Fatou Diome et J.A …
Écrivaine. Dernier ouvrage paru : Mauve, avec des illustrations de Titouan Lamazou (Arthaud, 2010) 42 ans, lit Jeune Afrique depuis toujours
50 ans, 50 lecteurs, 50 regards sur J.A.
Je suis une lectrice sporadique, mais j’ai grandi avec Jeune Afrique, que j’ai découvert à l’école. Senghor, Houphouët, Bongo… Toujours ces présidents en “une”, peut-être un peu trop. Mais c’est grâce à J.A. que j’ai fait la connaissance de certains chefs d’État africains, en photo avec leurs épouses lors de voyages officiels. Ce journal est un trait d’union entre les lecteurs du continent, il renforce en eux le sentiment d’être proches les uns des autres. C’est aussi un magazine qui a â¨le mérite de lever l’omerta sur certaines réalités locales. Mais à quel point est-il libre d’informer ? Et quelles sont ses perspectives ?

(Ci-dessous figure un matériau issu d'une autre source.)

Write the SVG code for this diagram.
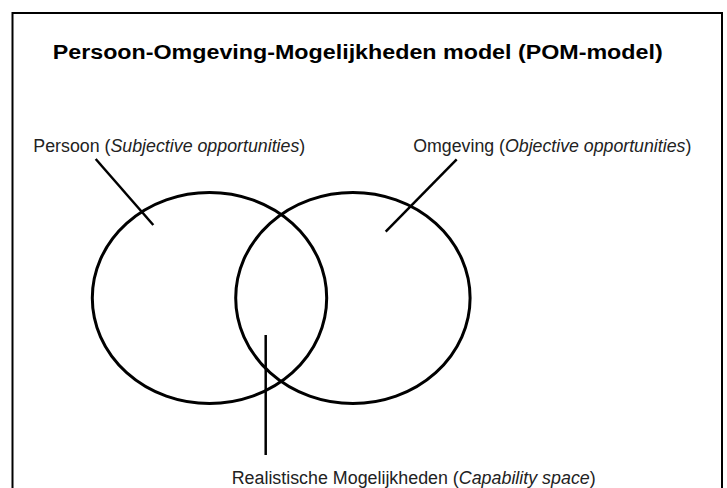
<svg xmlns="http://www.w3.org/2000/svg" width="727" height="488" viewBox="0 0 727 488">
<style>
.t{font-family:"Liberation Sans",Arial,sans-serif;font-size:18px;fill:#222}
.ttl{font-family:"Liberation Sans",Arial,sans-serif;font-size:20px;font-weight:bold;fill:#000}
.sh{fill:none;stroke:#000;stroke-width:3}
.ln{stroke:#000;stroke-width:2.5;fill:none}
</style>
<rect x="0" y="0" width="727" height="488" fill="#fff"/>
<rect x="12.5" y="13" width="709.5" height="490" fill="none" stroke="#000" stroke-width="2"/>
<g id="title"><text class="ttl" x="52.7" y="59.3" textLength="610" lengthAdjust="spacingAndGlyphs">Persoon-Omgeving-Mogelijkheden model (POM-model)</text></g>
<g id="persoon">
<ellipse class="sh" cx="209.5" cy="298" rx="117.2" ry="105.5"/>
<text class="t" x="33.3" y="152.3" textLength="272" lengthAdjust="spacingAndGlyphs">Persoon (<tspan font-style="italic">Subjective opportunities</tspan>)</text>
</g>
<g id="omgeving">
<ellipse class="sh" cx="352.9" cy="298" rx="117.2" ry="105.5"/>
<text class="t" x="413.3" y="152.3" textLength="278" lengthAdjust="spacingAndGlyphs">Omgeving  (<tspan font-style="italic">Objective opportunities</tspan>)</text>
</g>
<g id="realistisch">
<text class="t" x="231.7" y="484.3" textLength="364" lengthAdjust="spacingAndGlyphs">Realistische Mogelijkheden  (<tspan font-style="italic">Capability space</tspan>)</text>
</g>
<g id="connectors">
<line class="ln" x1="95.7" y1="159" x2="153.3" y2="225"/>
<line class="ln" x1="456.7" y1="159.3" x2="385.7" y2="231.7"/>
<line class="ln" x1="265.7" y1="335" x2="265.7" y2="455"/>
</g>
</svg>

Un journal panafricain, aujourd’hui, plutôt que de dresser un constat stérile de la situation, doit aussi être une force de proposition. Les articles historiques, les analyses politiques, c’est important, mais ce n’est pas seulement ça qui m’intéresse en tant que lectrice. C’est d’ailleurs pareil pour la littérature : pour comprendre le passé, nous avons les livres d’histoire ; maintenant, c’est l’avenir du continent qui importe, les thèmes contemporains, les sujets qui agitent nos sociétés actuelles doivent prendre une vraie place. Par exemple, le développement durable en Afrique : nous avons un continent pas encore trop pollué, il faudrait y organiser une économie favorable à l’environnement afin que celui-ci demeure une richesse, mieux, une ressource pérenne.
Je rêve d’une Afrique moderne mais, cinquante ans après, les indépendances restent un leurre dans bien des domaines. Dans mon dernier roman, Celles qui attendent, j’ai écrit sur la douleur des mères et des épouses de jeunes Africains qui émigrent vers l’Europe, espérant y gagner de quoi faire vivre leur famille. C’est révélateur : l’indépendance officielle, administrative, est acquise, certes, mais l’indépendance économique reste à conquérir. Le continent doit se réveiller et lutter pour sa liberté économique, culturelle, artistique. À quand, par exemple, des maisons d’édition africaines influentes au niveau international ? Aujourd’hui, même dans le domaine de la culture (cinéma, musique, littérature, arts plastiques…), on a l’impression que l’Afrique, pourtant si créative, est une invitée sous tutelle, parce que l’existence de ses propres productions dépend trop souvent de devises étrangères.